The British novelist, philosopher, and poet Olaf Stapledon’s 1937 novel Star Maker concerns itself with nothing less than the history of life in the universe. It’s a lot to cover in a little over three hundred pages, much less an hour-long CD, which is why the Edmonton-born composer Taylor Brook keeps his treatment for chamber ensemble and soprano-narrator to fragments.
As storytelling, Star Maker Fragments comes in glances and blows, imaginative descriptions of alien life forms in an ambiguous first person. The nonlinear narrative works with Brook’s imaginative score for flute, bass clarinet, violin, and percussion, wonderfully played by New York City’s TAK Ensemble, with Brook’s own electronics filling the alien sound bed.

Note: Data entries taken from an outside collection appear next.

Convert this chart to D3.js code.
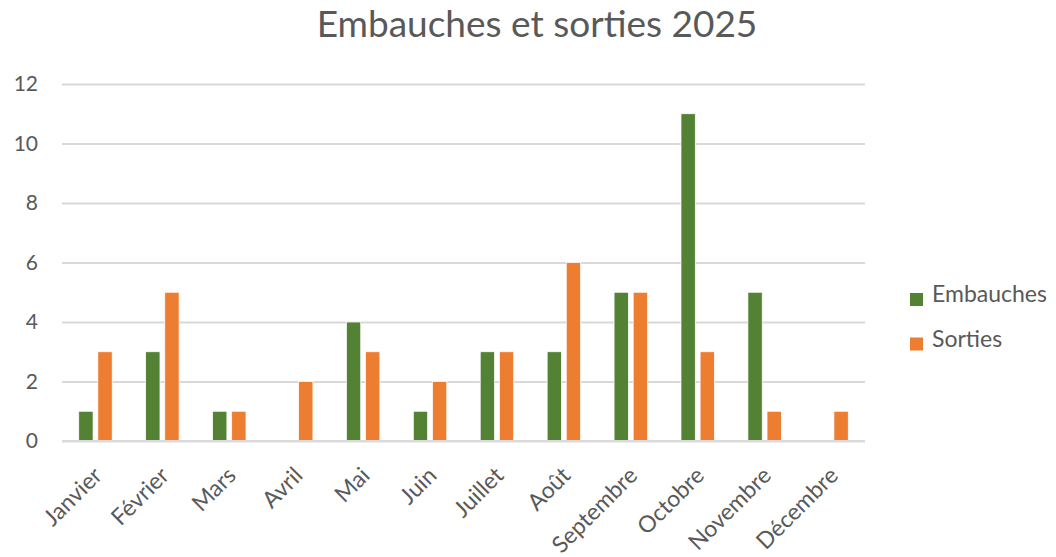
<!DOCTYPE html>
<html>
  <head>
    <meta charset="utf-8">
    <script src="https://cdn.jsdelivr.net/npm/d3@7"></script>
    <style>
      body { margin: 0; background: #fff; }
      text { font-family: Lato, "Open Sans", sans-serif; fill: #595959; }
    </style>
  </head>
  <body>
    <script>
var width = 1056;
var height = 557;

// data
var months = ['Janvier', 'Février', 'Mars', 'Avril', 'Mai', 'Juin', 'Juillet',
  'Août', 'Septembre', 'Octobre', 'Novembre', 'Décembre'];
var embauches = [1, 3, 1, 0, 4, 1, 3, 3, 5, 11, 5, 0];
var sorties = [3, 5, 1, 2, 3, 2, 3, 6, 5, 3, 1, 1];
var seriesNames = ['Embauches', 'Sorties'];
var colors = ['#548235', '#ED7D31'];
var yTicks = [0, 2, 4, 6, 8, 10, 12];

var svg = d3.select('body').append('svg')
  .attr('width', width)
  .attr('height', height);

var plot = {left: 62, right: 865, top: 84, bottom: 441};

var x0 = d3.scaleBand()
  .domain(months)
  .range([plot.left, plot.right])
  .paddingInner(0.5)
  .paddingOuter(0.25);

var x1 = d3.scaleBand()
  .domain(seriesNames)
  .range([0, x0.bandwidth()])
  .paddingInner(0.25);

var y = d3.scaleLinear()
  .domain([0, 12])
  .range([plot.bottom, plot.top]);

// title
svg.append('text')
  .attr('x', 537)
  .attr('y', 37)
  .attr('text-anchor', 'middle')
  .style('font-size', '37px')
  .text('Embauches et sorties 2025');

// gridlines + y labels
var yAxis = d3.axisLeft(y)
  .tickValues(yTicks)
  .tickSize(-(plot.right - plot.left))
  .tickPadding(24);

var gy = svg.append('g')
  .attr('transform', 'translate(' + plot.left + ',0)')
  .call(yAxis);
gy.select('.domain').remove();
gy.selectAll('.tick line')
  .attr('stroke', '#d9d9d9')
  .attr('stroke-width', 2);
gy.selectAll('.tick text')
  .style('font-size', '21px')
  .style('font-family', 'Lato, sans-serif')
  .attr('fill', '#595959');

// bars
var rows = months.map(function(m, i) {
  return {month: m, values: [embauches[i], sorties[i]]};
});

var groups = svg.selectAll('g.month')
  .data(rows)
  .enter().append('g')
  .attr('class', 'month')
  .attr('transform', function(d) { return 'translate(' + x0(d.month) + ',0)'; });

groups.selectAll('rect')
  .data(function(d) {
    return d.values.map(function(v, j) { return {name: seriesNames[j], value: v, color: colors[j]}; });
  })
  .enter().append('rect')
  .filter(function(d) { return d.value > 0; })
  .attr('x', function(d) { return x1(d.name); })
  .attr('y', function(d) { return y(d.value); })
  .attr('width', x1.bandwidth())
  .attr('height', function(d) { return y(0) - y(d.value); })
  .attr('fill', function(d) { return d.color; })
  .attr('stroke', '#fff')
  .attr('stroke-width', 0.75);

// x axis line + labels
svg.append('line')
  .attr('x1', plot.left)
  .attr('x2', plot.right)
  .attr('y1', y(0))
  .attr('y2', y(0))
  .attr('stroke', '#d9d9d9')
  .attr('stroke-width', 2);

svg.selectAll('text.month-label')
  .data(months)
  .enter().append('text')
  .attr('class', 'month-label')
  .attr('text-anchor', 'end')
  .attr('transform', function(d) {
    var cx = x0(d) + x0.bandwidth() / 2;
    return 'translate(' + (cx + 8) + ',477) rotate(-45)';
  })
  .style('font-size', '23px')
  .text(function(d) { return d; });

// legend
var legend = svg.selectAll('g.legend')
  .data(seriesNames)
  .enter().append('g')
  .attr('class', 'legend')
  .attr('transform', function(d, i) { return 'translate(910,' + (293 + i * 44.5) + ')'; });

legend.append('rect')
  .attr('width', 13)
  .attr('height', 13)
  .attr('fill', function(d, i) { return colors[i]; });

legend.append('text')
  .attr('x', 22)
  .attr('y', 9)
  .style('font-size', '23px')
  .text(function(d) { return d; });
    </script>
  </body>
</html>
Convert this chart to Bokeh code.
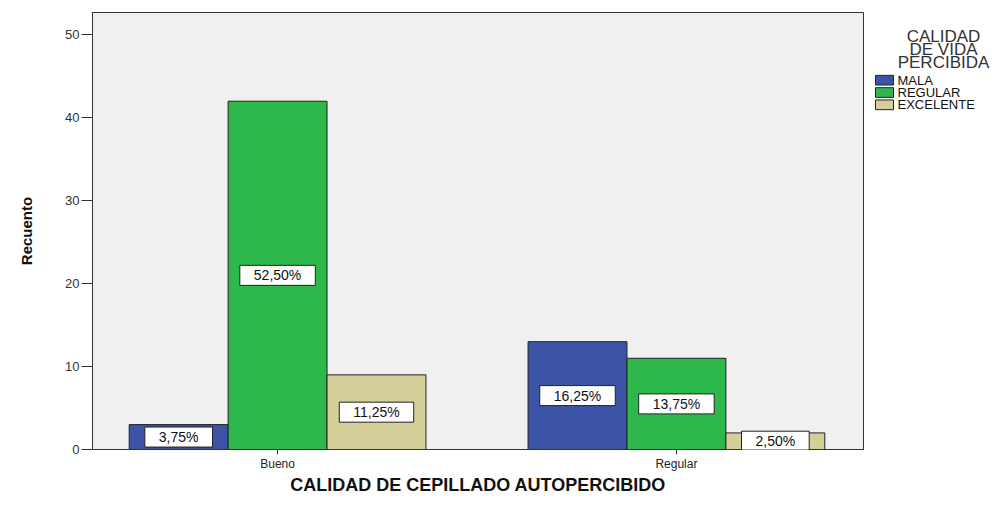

Toronto-born Charlotte Mundy delivers the vignettes in clear, measured tones with a wonderful way of fading into upper register and into the instrumental mix between chapters.
Stapledon’s novel was a follow-up to his 1930 novel Last and First Men, which served as inspiration for the final work by the Icelandic composer Jóhann Jóhannsson, a multimedia film-and-orchestra work narrated by Tilda Swinton. Star Maker Fragments shares certain qualities with Jóhannsson’s work. They’re both appropriately atmospheric but with strong tonal centres providing a grounding thread. And both Brook and Jóhannsson, like Stapledon himself, are willing and able to take on massive subjects with abstract yet approachable—even enjoyable—results.